Friday, March 07, 2008
History of science viewing stats on Wikipedia
For the first time, there are accurate hit counts for comparing arbitrary articles. User:Henrik has a hit counter utility for Wikipedia pages, with statistics going back to mid-December 2007. (Estimated hit counts were available for up to the top 1000 most popular pages through the currently-offline WikiCharts.)
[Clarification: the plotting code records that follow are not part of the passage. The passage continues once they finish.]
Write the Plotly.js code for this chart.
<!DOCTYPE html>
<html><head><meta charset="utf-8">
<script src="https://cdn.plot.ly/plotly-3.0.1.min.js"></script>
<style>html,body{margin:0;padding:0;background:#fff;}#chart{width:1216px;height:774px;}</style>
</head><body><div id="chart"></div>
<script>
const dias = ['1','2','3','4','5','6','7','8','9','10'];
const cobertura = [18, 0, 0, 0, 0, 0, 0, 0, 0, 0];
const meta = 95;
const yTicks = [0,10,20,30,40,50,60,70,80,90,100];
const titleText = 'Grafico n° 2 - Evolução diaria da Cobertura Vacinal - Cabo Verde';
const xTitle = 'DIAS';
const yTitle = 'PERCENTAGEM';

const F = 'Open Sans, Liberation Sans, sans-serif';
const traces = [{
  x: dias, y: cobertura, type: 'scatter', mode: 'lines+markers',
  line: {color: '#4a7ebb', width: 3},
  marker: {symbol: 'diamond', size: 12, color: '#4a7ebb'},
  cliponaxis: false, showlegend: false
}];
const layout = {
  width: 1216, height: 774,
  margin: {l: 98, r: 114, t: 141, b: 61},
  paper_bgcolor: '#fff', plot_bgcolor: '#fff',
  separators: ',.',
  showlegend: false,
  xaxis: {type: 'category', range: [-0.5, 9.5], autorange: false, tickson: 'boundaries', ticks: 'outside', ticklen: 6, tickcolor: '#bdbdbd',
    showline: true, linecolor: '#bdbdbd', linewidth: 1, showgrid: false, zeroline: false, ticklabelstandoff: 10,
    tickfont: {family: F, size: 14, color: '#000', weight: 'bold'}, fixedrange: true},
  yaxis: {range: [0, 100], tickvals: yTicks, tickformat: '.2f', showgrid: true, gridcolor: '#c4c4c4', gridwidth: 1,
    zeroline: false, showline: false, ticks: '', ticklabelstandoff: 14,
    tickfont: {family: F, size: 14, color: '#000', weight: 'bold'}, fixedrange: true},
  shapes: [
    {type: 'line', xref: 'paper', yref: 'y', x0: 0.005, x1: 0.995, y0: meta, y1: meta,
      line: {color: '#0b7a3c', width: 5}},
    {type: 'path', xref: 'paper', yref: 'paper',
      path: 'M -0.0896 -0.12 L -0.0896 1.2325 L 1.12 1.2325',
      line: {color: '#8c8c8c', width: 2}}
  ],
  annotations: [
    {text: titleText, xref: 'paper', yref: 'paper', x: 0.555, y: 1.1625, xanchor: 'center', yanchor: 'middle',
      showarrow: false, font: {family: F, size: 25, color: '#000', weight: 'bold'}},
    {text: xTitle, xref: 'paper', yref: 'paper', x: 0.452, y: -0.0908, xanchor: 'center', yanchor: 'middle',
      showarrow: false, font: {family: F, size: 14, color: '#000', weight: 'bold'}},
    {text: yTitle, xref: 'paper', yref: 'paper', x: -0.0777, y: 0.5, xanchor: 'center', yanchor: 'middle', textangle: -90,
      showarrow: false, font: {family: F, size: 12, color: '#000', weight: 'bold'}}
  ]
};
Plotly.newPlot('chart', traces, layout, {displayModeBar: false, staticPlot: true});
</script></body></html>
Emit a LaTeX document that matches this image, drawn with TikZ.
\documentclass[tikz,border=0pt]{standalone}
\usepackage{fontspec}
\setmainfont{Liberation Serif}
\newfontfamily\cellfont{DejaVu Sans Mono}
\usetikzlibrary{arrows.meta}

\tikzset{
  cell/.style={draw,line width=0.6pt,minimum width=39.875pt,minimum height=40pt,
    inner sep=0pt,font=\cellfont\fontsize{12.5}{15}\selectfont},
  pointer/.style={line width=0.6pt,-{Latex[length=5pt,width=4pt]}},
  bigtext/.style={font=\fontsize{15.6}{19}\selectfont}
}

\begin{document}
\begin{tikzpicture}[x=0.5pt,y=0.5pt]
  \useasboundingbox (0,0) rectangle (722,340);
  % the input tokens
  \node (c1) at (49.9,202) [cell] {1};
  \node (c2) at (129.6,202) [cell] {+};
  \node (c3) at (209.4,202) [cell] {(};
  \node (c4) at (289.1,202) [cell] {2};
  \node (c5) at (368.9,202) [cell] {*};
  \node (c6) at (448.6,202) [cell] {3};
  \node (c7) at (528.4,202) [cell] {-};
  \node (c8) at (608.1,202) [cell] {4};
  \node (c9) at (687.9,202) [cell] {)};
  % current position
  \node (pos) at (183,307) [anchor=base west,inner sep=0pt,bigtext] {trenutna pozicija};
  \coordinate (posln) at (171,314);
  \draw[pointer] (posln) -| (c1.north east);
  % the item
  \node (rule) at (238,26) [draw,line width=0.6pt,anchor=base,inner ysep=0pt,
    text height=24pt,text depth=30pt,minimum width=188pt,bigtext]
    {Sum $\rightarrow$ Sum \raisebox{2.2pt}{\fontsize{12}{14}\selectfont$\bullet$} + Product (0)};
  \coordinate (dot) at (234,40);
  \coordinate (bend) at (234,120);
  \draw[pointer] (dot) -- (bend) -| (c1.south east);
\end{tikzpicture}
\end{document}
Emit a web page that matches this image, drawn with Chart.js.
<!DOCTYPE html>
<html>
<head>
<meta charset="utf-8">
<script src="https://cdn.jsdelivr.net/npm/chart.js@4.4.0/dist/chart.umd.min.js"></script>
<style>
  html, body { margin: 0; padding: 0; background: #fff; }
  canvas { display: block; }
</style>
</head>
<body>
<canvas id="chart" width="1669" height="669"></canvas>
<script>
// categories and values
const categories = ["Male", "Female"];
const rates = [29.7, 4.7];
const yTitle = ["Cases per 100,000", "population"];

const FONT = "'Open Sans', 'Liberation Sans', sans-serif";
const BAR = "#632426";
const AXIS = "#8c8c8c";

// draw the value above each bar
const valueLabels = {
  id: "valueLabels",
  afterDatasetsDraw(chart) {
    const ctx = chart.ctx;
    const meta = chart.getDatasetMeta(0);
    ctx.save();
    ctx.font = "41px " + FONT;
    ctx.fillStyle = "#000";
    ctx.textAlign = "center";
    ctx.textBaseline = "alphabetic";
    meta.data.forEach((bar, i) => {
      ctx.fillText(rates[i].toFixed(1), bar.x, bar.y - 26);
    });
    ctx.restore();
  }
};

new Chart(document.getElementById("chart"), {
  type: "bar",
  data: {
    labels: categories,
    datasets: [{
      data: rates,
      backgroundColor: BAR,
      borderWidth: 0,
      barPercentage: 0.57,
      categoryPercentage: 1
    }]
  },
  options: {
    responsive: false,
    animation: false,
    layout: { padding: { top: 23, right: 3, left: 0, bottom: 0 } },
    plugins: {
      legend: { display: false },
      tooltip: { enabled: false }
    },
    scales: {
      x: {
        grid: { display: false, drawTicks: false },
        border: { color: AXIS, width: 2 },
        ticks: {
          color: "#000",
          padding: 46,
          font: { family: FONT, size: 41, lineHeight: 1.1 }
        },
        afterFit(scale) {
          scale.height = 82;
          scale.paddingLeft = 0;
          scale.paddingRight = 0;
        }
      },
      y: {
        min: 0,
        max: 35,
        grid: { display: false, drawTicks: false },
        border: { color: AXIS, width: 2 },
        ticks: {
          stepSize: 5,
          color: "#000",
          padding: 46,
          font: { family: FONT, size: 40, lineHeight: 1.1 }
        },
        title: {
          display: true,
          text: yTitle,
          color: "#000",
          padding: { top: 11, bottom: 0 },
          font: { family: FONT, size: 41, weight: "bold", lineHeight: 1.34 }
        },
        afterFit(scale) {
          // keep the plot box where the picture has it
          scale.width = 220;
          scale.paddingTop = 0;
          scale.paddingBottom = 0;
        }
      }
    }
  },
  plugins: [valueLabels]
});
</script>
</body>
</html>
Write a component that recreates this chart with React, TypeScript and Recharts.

In browsing hit counts for history of science-related articles, it quickly becomes apparent that biographies have a much larger readership than explicit history articles. The monthly hit counts for the histories of science, medicine and technology (13829; 16925; and 15442, respectively, for February) are in the same range as the daily hit counts for Albert Einstein (ranging from 8,000 to 18,000 in February). Newton and Darwin bring in about half what Einstein does, and many other important figures in the history of science are in the 1,000-2,000 per day range. Unsurprisingly, most scholarly jargon concepts (important as they may be) are not read much: less than 100 hits per day for things like "Medicalization" and "Commensurability (philosophy of science)", and narrower concepts (the ones that even have articles) may get less than 10 hits per day. "Paradigm shift", however, gets almost 1,000 hits per day, and Structure of Scientific Revolutions gets a couple hundred.
I'm disappointed with what I expected to be the "head" of the distribution, the main historical overview articles, but the level of activity towards the "long tail" is relatively impressive. See, for example, the following sequence for total hits in February:
1. Science - 108271
2. History of science - 13829
3. History of biology - 4677
5. History of molecular biology - 1994
6. Phage group - 191
7. Max Delbrück - 1501
8. Luria-Delbrück experiment - 1230
These are in order of scale of the topic (and represent a possible trail of clicks), but are obviously not in order of popularity (or historiographical significance). The biography and the still-pedagogically-relevant experiment stand out with high hit counts relative to the scale of the topic.
For historians who want to reach a broad audience through Wikipedia, putting historical context into biographies and topics of contemporary interest is probably more effective than writing concept-, artifact- or event-based historical articles.
Tomorrow, I'll look at what kind of hit count boost time on the Main Page brings, and how hit counts vary according to article quality for topics of similar significance.